El mar, las ventanas, el café y las manos son mis puertas traseras. En todos mis pensamientos aparecen, a veces juntos y otras por separado. Busco esos lugares para encontrar compañía, huyo del tumulto para no sentirme sola. Se me olvidó decir: soy obsesiva, compulsiva y contradictoria.
Recurro al mar porque hallo paz y me provoca excitación, yo, que suelo vivir a baja tensión, viajo hasta allí para dar un par de vueltas al marcador de mis revoluciones. Raras veces deambulo en solitario, es un lugar para compartir, donde desnudarse, donde desbordarse. La humedad en el agua. El amor.
Las ventanas son la infancia, mi madre llamándome porque ha llegado la hora de subir a casa, el momento de la despedida de los amigos, el último mordisco a un bocadillo que ha pasado la tarde abandonado en un escalón del portal, y otra vez, el sitio donde lo encuentro. A mí no me llama a la puerta, se asoma por la ventana y me sonríe, siempre sonríe. Las ventanas son el hueco hacia la alegría. Un agujero abatible. El amor.
Y el café, el café no sé, pero está, unido a unas manos, siempre las mismas: masculinas, rudas, con dedos gruesos de recogedor de siembra. Las manos donde deposito la cara, donde reposto tras un mal día, las que acarician sin suavidad y me sostienen cuando tiendo al desequilibrio. En definitiva, las manos que me sujetan. El amor.

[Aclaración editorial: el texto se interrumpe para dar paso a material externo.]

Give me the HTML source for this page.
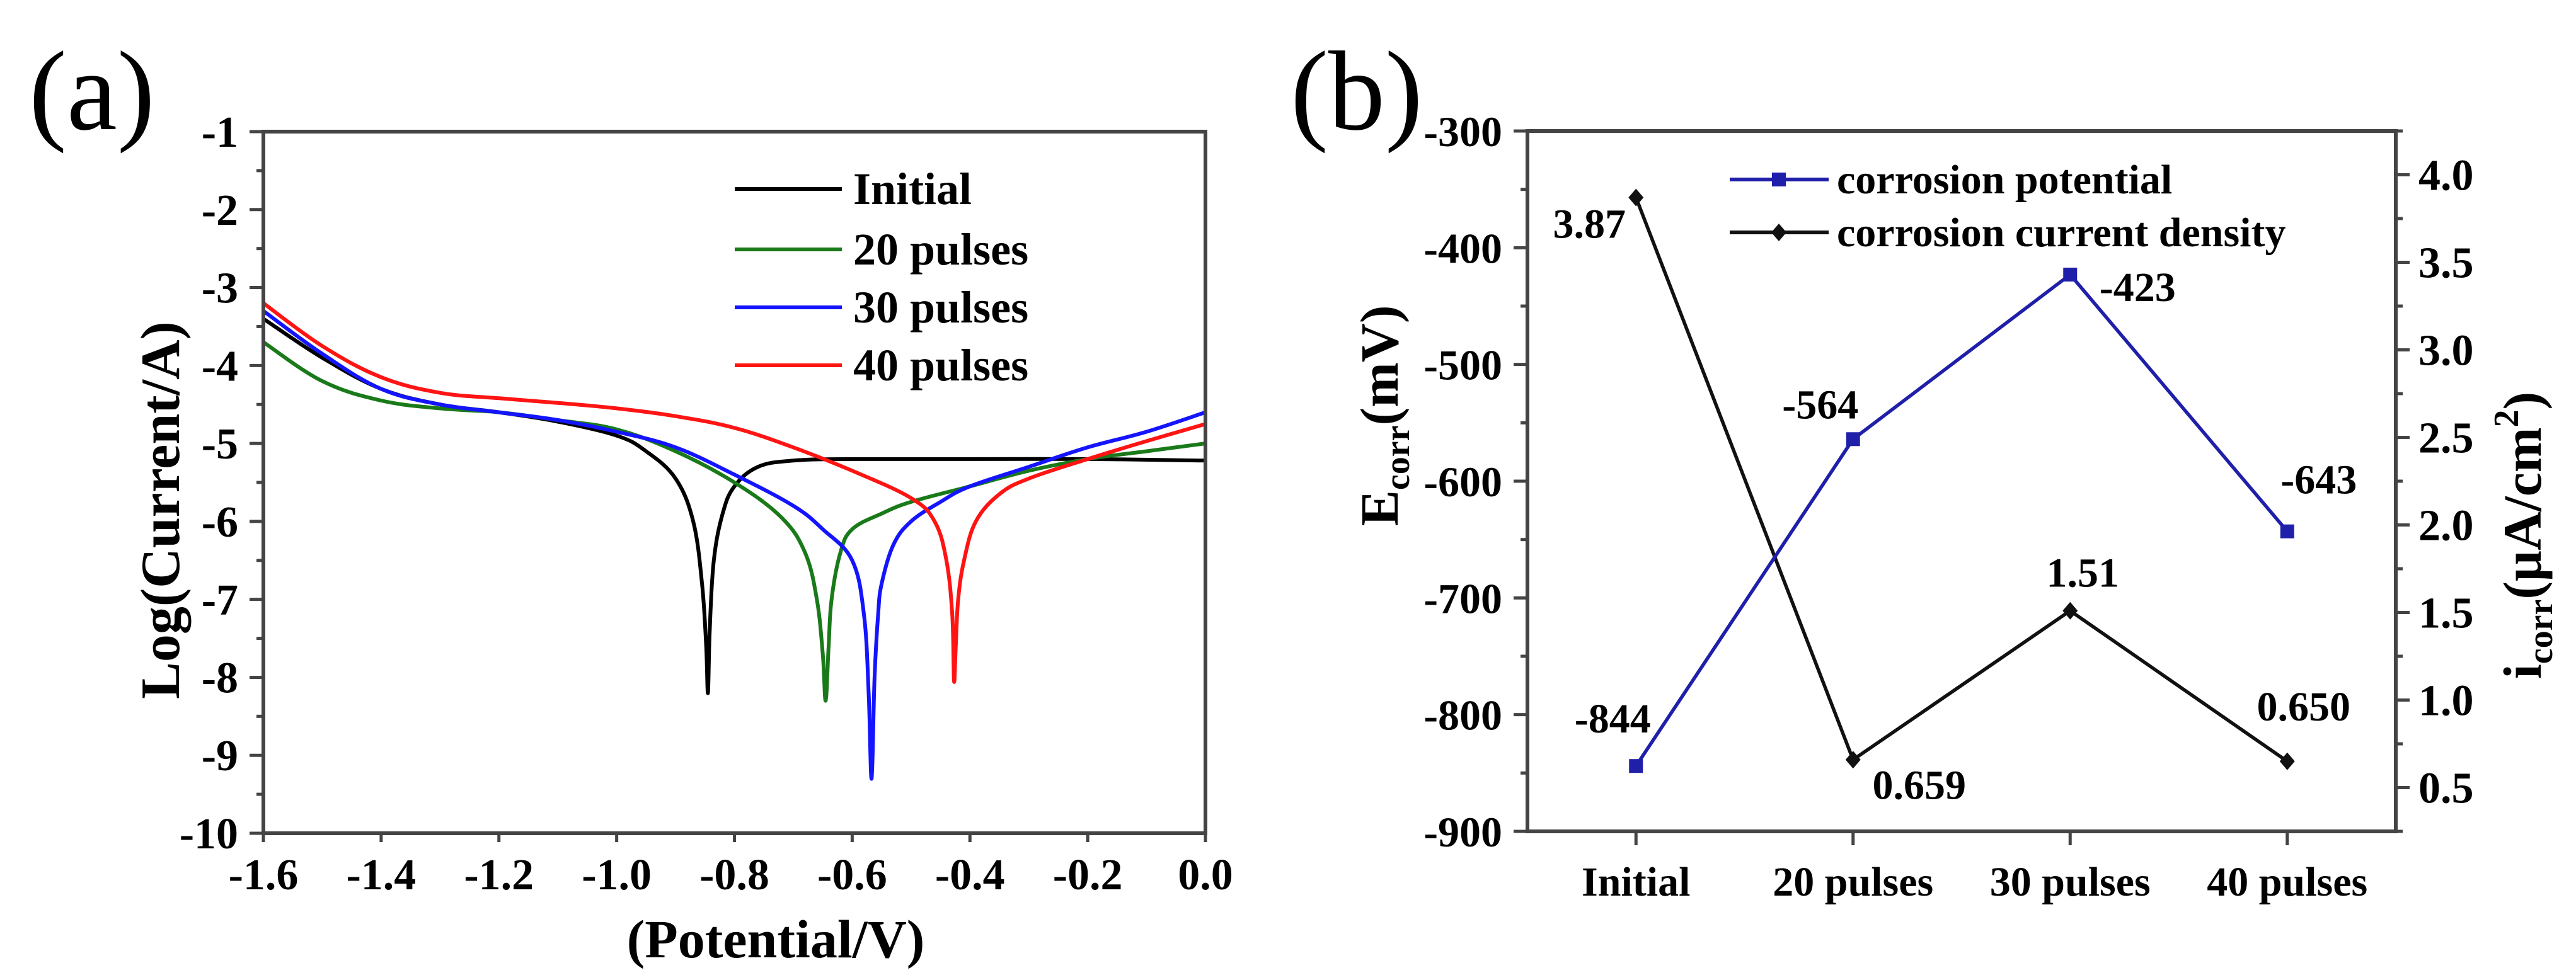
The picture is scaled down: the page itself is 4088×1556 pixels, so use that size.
<!DOCTYPE html>
<html><head><meta charset="utf-8"><style>
html,body{margin:0;padding:0;background:#fff;}
svg{display:block;font-family:"Liberation Serif",serif;font-weight:bold;}
</style></head><body>
<svg id="fig" width="4088" height="1556" viewBox="0 0 4088 1556" xmlns="http://www.w3.org/2000/svg">
<rect width="4088" height="1556" fill="#fff"/>
<g id="pa"></g>
<g id="pb"></g>
</svg>
<script>
// ---- Panel (a) data: potential (V) and log current ----
const initialX = [-1.6,-1.5,-1.4,-1.3,-1.2,-1.1,-1.0,-0.95,-0.9,-0.87,-0.855,-0.848,-0.845,-0.842,-0.835,-0.82,-0.8,-0.76,-0.7,-0.6,-0.4,-0.2,0];
const initialY = [-3.4,-3.9,-4.3,-4.5,-4.6,-4.72,-4.9,-5.1,-5.45,-6.0,-6.8,-7.6,-8.2,-7.4,-6.5,-5.9,-5.55,-5.3,-5.22,-5.2,-5.2,-5.2,-5.22];
const p20X = [-1.6,-1.5,-1.4,-1.3,-1.2,-1.1,-1.0,-0.9,-0.8,-0.72,-0.68,-0.66,-0.65,-0.645,-0.64,-0.635,-0.62,-0.6,-0.55,-0.5,-0.4,-0.3,-0.2,-0.1,0];
const p20Y = [-3.7,-4.2,-4.45,-4.55,-4.6,-4.7,-4.82,-5.1,-5.5,-5.95,-6.4,-7.0,-7.7,-8.3,-7.6,-7.0,-6.4,-6.1,-5.9,-5.75,-5.55,-5.35,-5.2,-5.1,-5.0];
const p30X = [-1.6,-1.5,-1.4,-1.3,-1.2,-1.1,-1.0,-0.9,-0.8,-0.7,-0.65,-0.6,-0.58,-0.572,-0.567,-0.562,-0.556,-0.55,-0.53,-0.5,-0.45,-0.4,-0.3,-0.2,-0.1,0];
const p30Y = [-3.3,-3.85,-4.3,-4.5,-4.6,-4.7,-4.85,-5.05,-5.4,-5.8,-6.1,-6.5,-7.2,-8.2,-9.3,-8.0,-7.2,-6.8,-6.3,-6.0,-5.75,-5.55,-5.3,-5.05,-4.85,-4.6];
const p40X = [-1.6,-1.5,-1.4,-1.3,-1.2,-1.1,-1.0,-0.9,-0.8,-0.7,-0.6,-0.5,-0.46,-0.44,-0.43,-0.427,-0.424,-0.42,-0.41,-0.39,-0.35,-0.3,-0.2,-0.1,0];
const p40Y = [-3.2,-3.75,-4.15,-4.35,-4.42,-4.48,-4.55,-4.65,-4.8,-5.05,-5.35,-5.7,-6.0,-6.5,-7.2,-8.05,-7.6,-7.0,-6.5,-6.0,-5.65,-5.45,-5.2,-4.97,-4.75];
const seriesNames = ["Initial","20 pulses","30 pulses","40 pulses"];
const xTicksA = [-1.6,-1.4,-1.2,-1.0,-0.8,-0.6,-0.4,-0.2,0.0];
const yTicksA = [-1,-2,-3,-4,-5,-6,-7,-8,-9,-10];
// ---- Panel (b) data ----
const categories = ["Initial","20 pulses","30 pulses","40 pulses"];
const ecorr = [-844,-564,-423,-643];
const icorr = [3.87,0.659,1.51,0.650];
const ecorrLabels = ["-844","-564","-423","-643"];
const icorrLabels = ["3.87","0.659","1.51","0.650"];
const leftTicksB = [-300,-400,-500,-600,-700,-800,-900];
const rightTicksB = [0.5,1.0,1.5,2.0,2.5,3.0,3.5,4.0];

const NS="http://www.w3.org/2000/svg";
function mk(parent,tag,attrs,text){const e=document.createElementNS(NS,tag);for(const k in attrs)e.setAttribute(k,attrs[k]);if(text!==undefined)e.textContent=text;parent.appendChild(e);return e;}
function smooth(pts){
  let d='M'+pts[0][0].toFixed(1)+','+pts[0][1].toFixed(1);
  for(let i=0;i<pts.length-1;i++){
    const p0=pts[Math.max(0,i-1)],p1=pts[i],p2=pts[i+1],p3=pts[Math.min(pts.length-1,i+2)];
    const k=0.18;
    const c1=[p1[0]+(p2[0]-p0[0])*k,p1[1]+(p2[1]-p0[1])*k];
    const c2=[p2[0]-(p3[0]-p1[0])*k,p2[1]-(p3[1]-p1[1])*k];
    d+=` C${c1[0].toFixed(1)},${c1[1].toFixed(1)} ${c2[0].toFixed(1)},${c2[1].toFixed(1)} ${p2[0].toFixed(1)},${p2[1].toFixed(1)}`;
  }
  return d;
}
const AX="#444";

// ===== Panel A =====
const pa=document.getElementById('pa');
const A={l:418,r:1913,t:209,b:1323};
const xa=v=>A.l+(v+1.6)/1.6*(A.r-A.l);
const ya=v=>A.t+(-1-v)/9*(A.b-A.t);
let t=mk(pa,'text',{x:46,y:205,'font-size':180,'font-weight':'normal'},'(a)');


const colorsA=["#000000","#1a7a1a","#1414ff","#ff1414"];
const dataA=[[initialX,initialY],[p20X,p20Y],[p30X,p30Y],[p40X,p40Y]];
[0,1,2,3].forEach(i=>{
  const pts=dataA[i][0].map((x,j)=>[xa(x),ya(dataA[i][1][j])]);
  const p=mk(pa,'path',{d:smooth(pts),fill:'none',stroke:colorsA[i],'stroke-width':6,'stroke-linejoin':'round'});
  
  
});
let fr=mk(pa,'rect',{x:A.l,y:A.t,width:A.r-A.l,height:A.b-A.t,fill:'none',stroke:AX,'stroke-width':6});


yTicksA.forEach(v=>{
  const y=ya(v);
  mk(pa,'line',{x1:A.l-22,x2:A.l,y1:y,y2:y,stroke:AX,'stroke-width':5});
  if(v>-10) mk(pa,'line',{x1:A.l-11,x2:A.l,y1:ya(v-0.5),y2:ya(v-0.5),stroke:AX,'stroke-width':5});
  const l=mk(pa,'text',{x:A.l-40,y:y+24,'font-size':70,'text-anchor':'end'},String(v));
  
  
});
xTicksA.forEach(v=>{
  const x=xa(v);
  mk(pa,'line',{x1:x,x2:x,y1:A.b,y2:A.b+14,stroke:AX,'stroke-width':5});
  const l=mk(pa,'text',{x:x,y:1412,'font-size':70,'text-anchor':'middle'},v.toFixed(1));
  
  
});
t=mk(pa,'text',{x:1231,y:1520,'font-size':86,'text-anchor':'middle'},'(Potential/V)');


t=mk(pa,'text',{x:0,y:0,'font-size':88,'text-anchor':'middle',transform:'translate(284,810) rotate(-90)'},'Log(Current/A)');


const legRowsA=[300,396,488,580];
seriesNames.forEach((n,i)=>{
  const g=mk(pa,'g',{});
  
  
  mk(g,'line',{x1:1166,x2:1336,y1:legRowsA[i],y2:legRowsA[i],stroke:colorsA[i],'stroke-width':6});
  mk(g,'text',{x:1354,y:legRowsA[i]+24,'font-size':72},n);
});

// ===== Panel B =====
const pb=document.getElementById('pb');
const B={l:2424,r:3802,t:208,b:1320};
const xb=i=>B.l+(i+0.5)/4*(B.r-B.l);
const yl=v=>B.t+(-300-v)/600*(B.b-B.t);
const yr=v=>B.t+(4.25-v)/4*(B.b-B.t);
t=mk(pb,'text',{x:2048,y:205,'font-size':180,'font-weight':'normal'},'(b)');


fr=mk(pb,'rect',{x:B.l,y:B.t,width:B.r-B.l,height:B.b-B.t,fill:'none',stroke:AX,'stroke-width':6});


leftTicksB.forEach(v=>{
  const y=yl(v);
  mk(pb,'line',{x1:B.l-22,x2:B.l,y1:y,y2:y,stroke:AX,'stroke-width':5});
  if(v>-900) mk(pb,'line',{x1:B.l-11,x2:B.l,y1:yl(v-50),y2:yl(v-50),stroke:AX,'stroke-width':5});
  const l=mk(pb,'text',{x:B.l-40,y:y+24,'font-size':68,'text-anchor':'end'},String(v));
  
  
});
rightTicksB.forEach(v=>{
  const y=yr(v);
  mk(pb,'line',{x1:B.r,x2:B.r+22,y1:y,y2:y,stroke:AX,'stroke-width':5});
  mk(pb,'line',{x1:B.r,x2:B.r+11,y1:yr(v+0.25),y2:yr(v+0.25),stroke:AX,'stroke-width':5});
  const l=mk(pb,'text',{x:B.r+36,y:y+24,'font-size':70},v.toFixed(1));
  
  
});
mk(pb,'line',{x1:B.r,x2:B.r+11,y1:yr(0.25),y2:yr(0.25),stroke:AX,'stroke-width':5});
categories.forEach((c,i)=>{
  const x=xb(i);
  mk(pb,'line',{x1:x,x2:x,y1:B.b,y2:B.b+22,stroke:AX,'stroke-width':5});
  const l=mk(pb,'text',{x:x,y:1422,'font-size':66,'text-anchor':'middle'},c);
  
  
});
let pth=mk(pb,'path',{d:icorr.map((v,i)=>(i?'L':'M')+xb(i)+','+yr(v)).join(' '),fill:'none',stroke:'#111','stroke-width':5.5});


pth=mk(pb,'path',{d:ecorr.map((v,i)=>(i?'L':'M')+xb(i)+','+yl(v)).join(' '),fill:'none',stroke:'#1f1faa','stroke-width':5.5});


ecorr.forEach((v,i)=>{
  const r=mk(pb,'rect',{x:xb(i)-11,y:yl(v)-11,width:22,height:22,fill:'#1f1faa'});
  
  
});
icorr.forEach((v,i)=>{
  const x=xb(i),y=yr(v);
  const d=mk(pb,'path',{d:`M${x},${y-14}L${x+12},${y}L${x},${y+14}L${x-12},${y}Z`,fill:'#111'});
  
  
});
const eOff=[[-37,-75],[-52,-55],[107,20],[50,-82]];
const iOff=[[-74,42],[105,40],[20,-60],[26,-87]];
ecorrLabels.forEach((s,i)=>{
  const l=mk(pb,'text',{x:xb(i)+eOff[i][0],y:yl(ecorr[i])+eOff[i][1]+22,'font-size':66,'text-anchor':'middle'},s);
  
  
});
icorrLabels.forEach((s,i)=>{
  const l=mk(pb,'text',{x:xb(i)+iOff[i][0],y:yr(icorr[i])+iOff[i][1]+22,'font-size':66,'text-anchor':'middle'},s);
  
  
});
let g=mk(pb,'g',{});


mk(g,'line',{x1:2745,x2:2902,y1:285,y2:285,stroke:'#1f1faa','stroke-width':6});
mk(g,'rect',{x:2812,y:274,width:22,height:22,fill:'#1f1faa'});
mk(g,'text',{x:2915,y:307,'font-size':66},'corrosion potential');
g=mk(pb,'g',{});


mk(g,'line',{x1:2745,x2:2902,y1:369,y2:369,stroke:'#111','stroke-width':6});
mk(g,'path',{d:'M2823,355L2835,369L2823,383L2811,369Z',fill:'#111'});
mk(g,'text',{x:2915,y:391,'font-size':66},'corrosion current density');
t=mk(pb,'text',{x:0,y:0,'font-size':86,'text-anchor':'middle',transform:'translate(2218,660) rotate(-90)'});


mk(t,'tspan',{},'E');
mk(t,'tspan',{'font-size':56,dy:18},'corr');
mk(t,'tspan',{dy:-18},'(mV)');
t=mk(pb,'text',{x:0,y:0,'font-size':86,'text-anchor':'middle',transform:'translate(4032,850) rotate(-90)'});


mk(t,'tspan',{},'i');
mk(t,'tspan',{'font-size':56,dy:18},'corr');
mk(t,'tspan',{dy:-18},'(μA/cm');
mk(t,'tspan',{'font-size':56,dy:-36},'2');
mk(t,'tspan',{dy:36},')');
</script>
</body></html>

Cuatro obsesiones en un solo cuerpo, como la santísima trinidad, pero en números pares. Al igual que los invitados a mi cumpleaños, las croquetas, siempre divisibles, o las copas de vino que me bebo durante la hora de cenar. Todo debe ser par, nunca menos de dos, el único primo que me cae bien.
Yo no soy yo si tú no estás, no cabe entre nosotros ese gato al que siempre busco los tres pies ni mucho menos la tercera pata de un banco; no me importa que a la tercera vaya la vencida, y creo en eso de que no hay dos sin tres.
Tú y yo paseando por la playa, con tus manos en mis pechos, con tu boca entre mis labios. Tomando un café juntos o asomados por la ventana, mirándonos, cada uno, por un lado, tú dentro y yo fuera, o al revés, eso da igual.
Yo no tengo taras, solo un póker de obsesiones que nunca ganan la partida, aunque haga trampas o saque el quinto escondido de la manga, ese, que nunca es malo. Pierdo una y otra vez, me caigo y me levanto, tropiezo varias veces con la misma piedra, no me entra en la cabeza que por mucho que me empeñe, dos y dos, en raras ocasiones suman cuatro.